It was bitter cold outside when Jonathan Jelks and Alvin Hill IV officially launched The Midwest Tech Mentoring Program
at the Grand Rapids Art Museum on Feb. 11.
But, inside, it was 'en fuego.’
The kick-off was on fire with optimism, ideas and plans to prepare more young men and women for careers in technology.
The venue was packed. The audience was diverse: parents, students; educators; tech, business and nonprofit professionals; entrepreneurs; and representatives from local government. Young and old.
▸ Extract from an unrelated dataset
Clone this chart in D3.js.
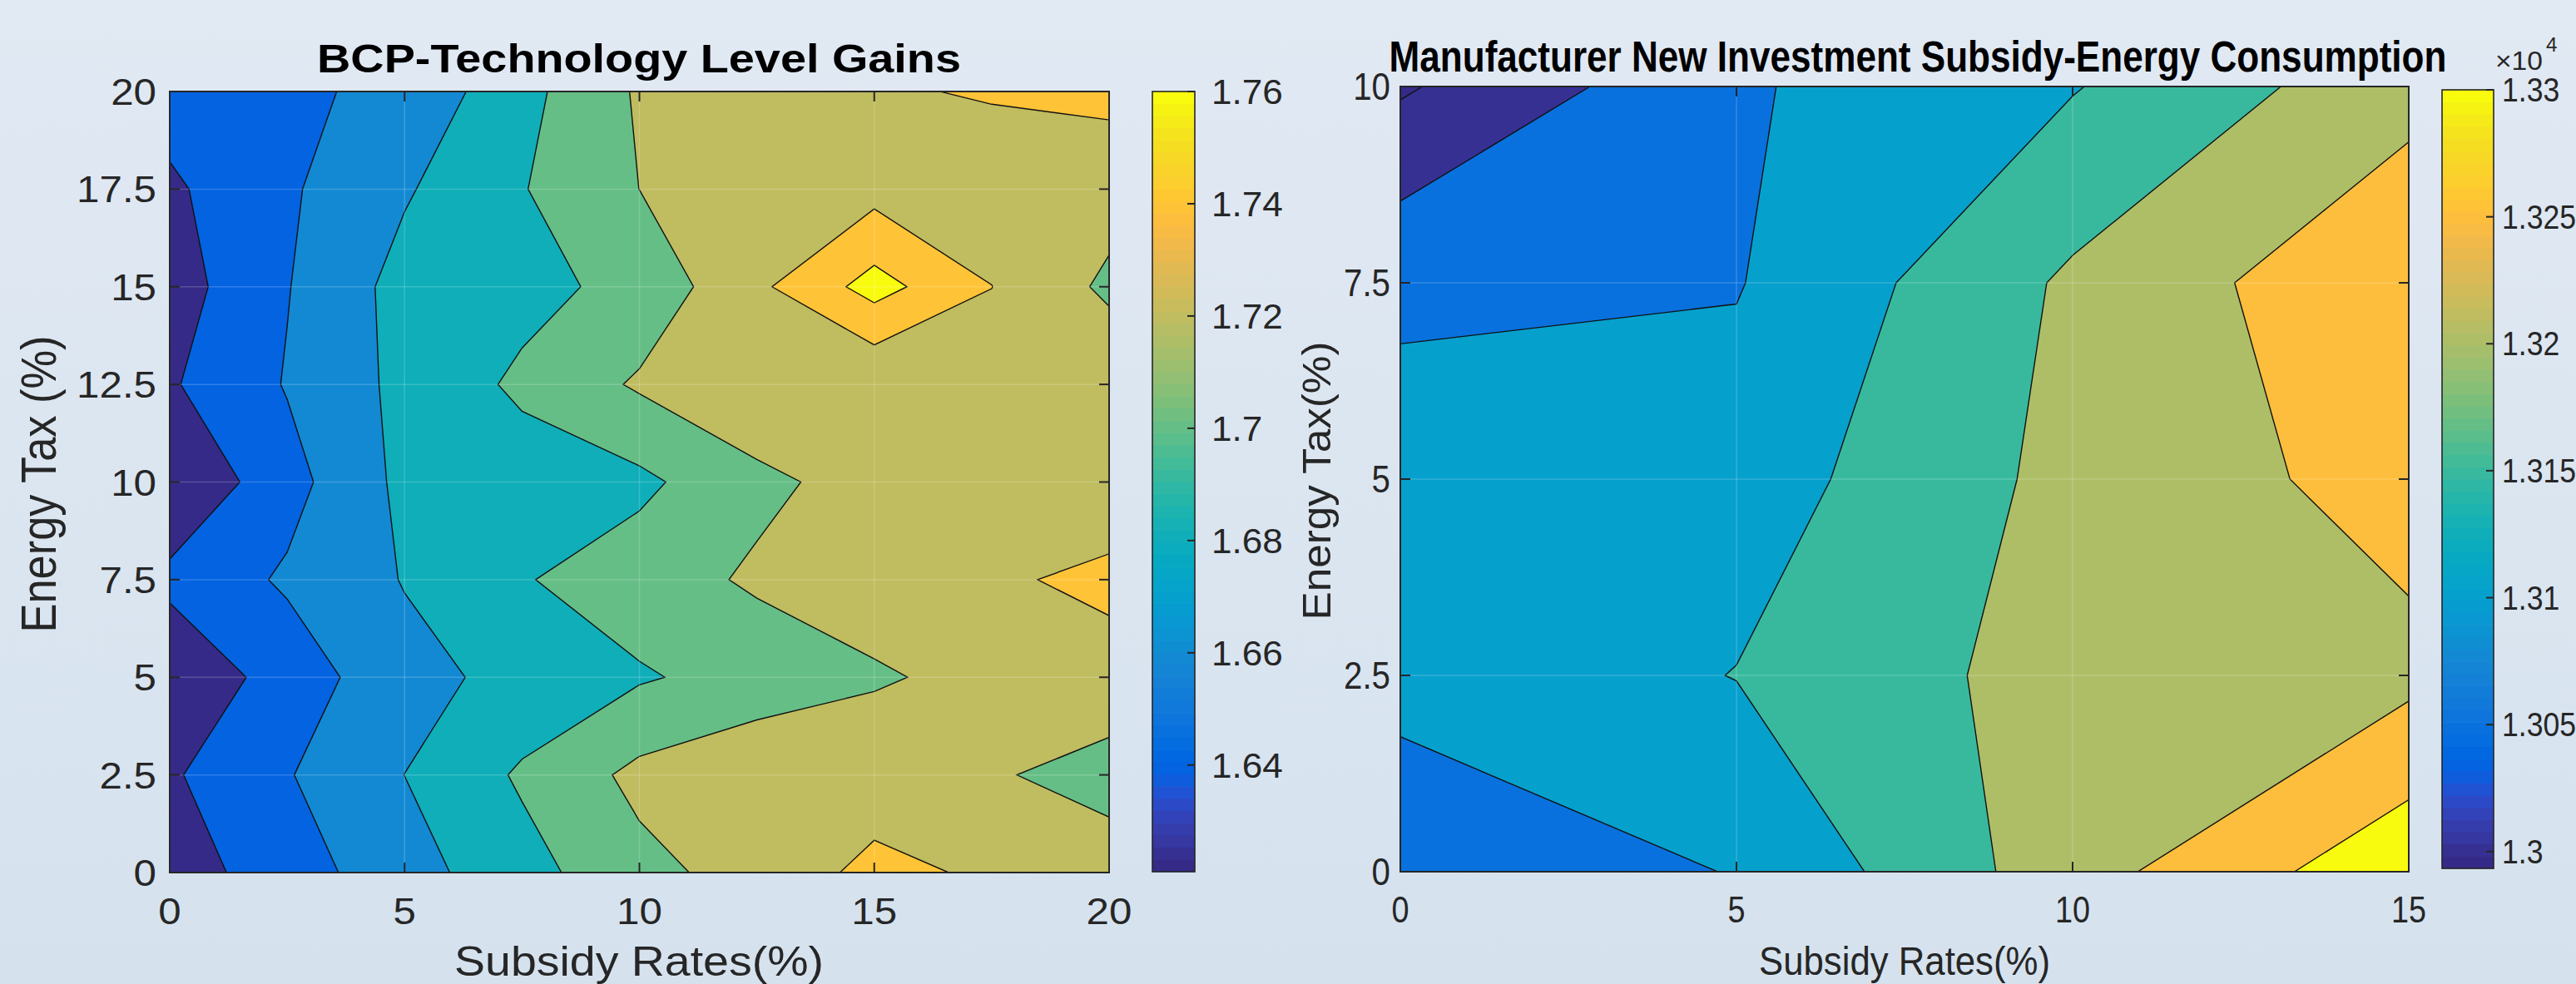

They all gathered to learn more about an initiative that promises to connect inner city youth of color to the career opportunities within the knowledge and creative economies.
Jelks introduced a variety of speakers, including Mayor Rosalynn Bliss, all of whom were enthusiastic supporters of the program.
"Our mission is to educate, engage and to expose inner city youth to the world of technology and the opportunities available in the tech industry in Grand Rapids,” he says.
Jelks envisions a program that features hands-on learning (software development, coding, program management and design) and mentorship with local tech professionals.
"We want to teach kids about about the benefits of becoming an IT professional and/or tech entrepreneur,” Jelks explains. “We also want kids and parents alike to walk away with a thorough understanding of what it will take from an education standpoint to be able to take advantage of the creative economy."
There is still much work to be done, but Jelks and Hill plan to launch the formal program in May 2016.
"We will be fundraising to get the equipment needed to run our program and to hire our staff,” Jelks says. “We are recruiting mentors from Grand Rapid's tech community. We will be going out to Silicon Valley in March to meet with different tech companies to learn about the ‘Diversity in IT’ programs that are working and receiving support."